From the Kenosha News on 2-24-08

Use commands in a DOS window to troubleshoot connection problems

      If you’re old enough, you might remember back to when computers didn’t use a Windows operating system.  The screen was black, and people had to type commands to make things happens.  These were the day of DOS:  Disk Operating System.  While Windows and MacOS have made computer usage much easier by providing a Graphical User Interface (GUI), you can still access a DOS-like window and type in commands.  Some of these commands are very helpful, especially to troubleshoot connectivity problems.

      To access a DOS window in Windows XP, click Start, then click Run.  At the prompt, type in “cmd” and press Enter.  You will get a black window in which you can type commands.  When finished, type “exit” and press Enter or click the Close box (X) at the upper right corner of the window to close it.

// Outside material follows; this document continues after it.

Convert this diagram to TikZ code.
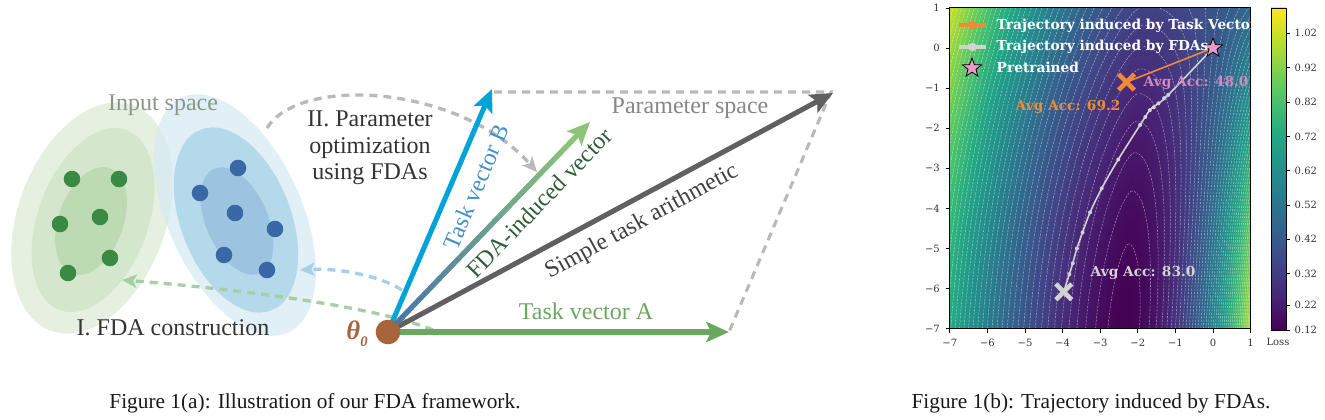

      If you’re having a problem connecting to the internet, you can use the DOS window to determine if you’re getting a valid IP number.  IP is “internet protocol” and in order to get onto a network or the internet, you need to have a valid IP number.  Special servers run by your local network, your home router, or your internet service provider (called DHCP servers) give out IP numbers to computers trying to connect to the internet.  To see if you have a valid IP number, open a DOS window, type “ipconfig” and press Enter.  Wait for several lines of information to be displayed.  If you have multiple types of connections on your computer (e.g. wired and wireless), you may have multiple IP numbers.  Each section will be labeled with the connection type, usually Ethernet something.  Look for the item labeled “IP Address.”  Check it as follows:

  • If you have a home or other commercial router, your IP number will likely start with 192.168.  That is a valid IP number given out by the router and should allow you to use the internet as long as the router is correctly connected to the internet.
  • If you get a number that begins with 169, this means your computer is only talking to itself and does NOT have an IP number that is usable on the internet.  You should check your physical connections, your wireless configuration, or contact your internet service provider for troubleshooting.
  • If you see a number of 0.0.0.0, this means you have not yet successfully gotten an IP number.  Use Renew, as explained below to request one.
  • If you are connected directly to an internet service provider such as RoadRunner or DSL, you may well have a number that begins with 24, 65, 35, etc.  If you are not sure, you should contact your ISP to find out what their valid numbers are.

If you don’t have a valid IP number, you can request one by typing “ipconfig /renew” at the prompt and pressing Enter.  If you receive a message that no DHCP can be reached, then you are not physically (or wirelessly) connected to the internet.  (If you use dial-up, you must initiate your dial-up connection before this will work.  You can also use this /renew command if you get “page not found” or other error messages in your browser.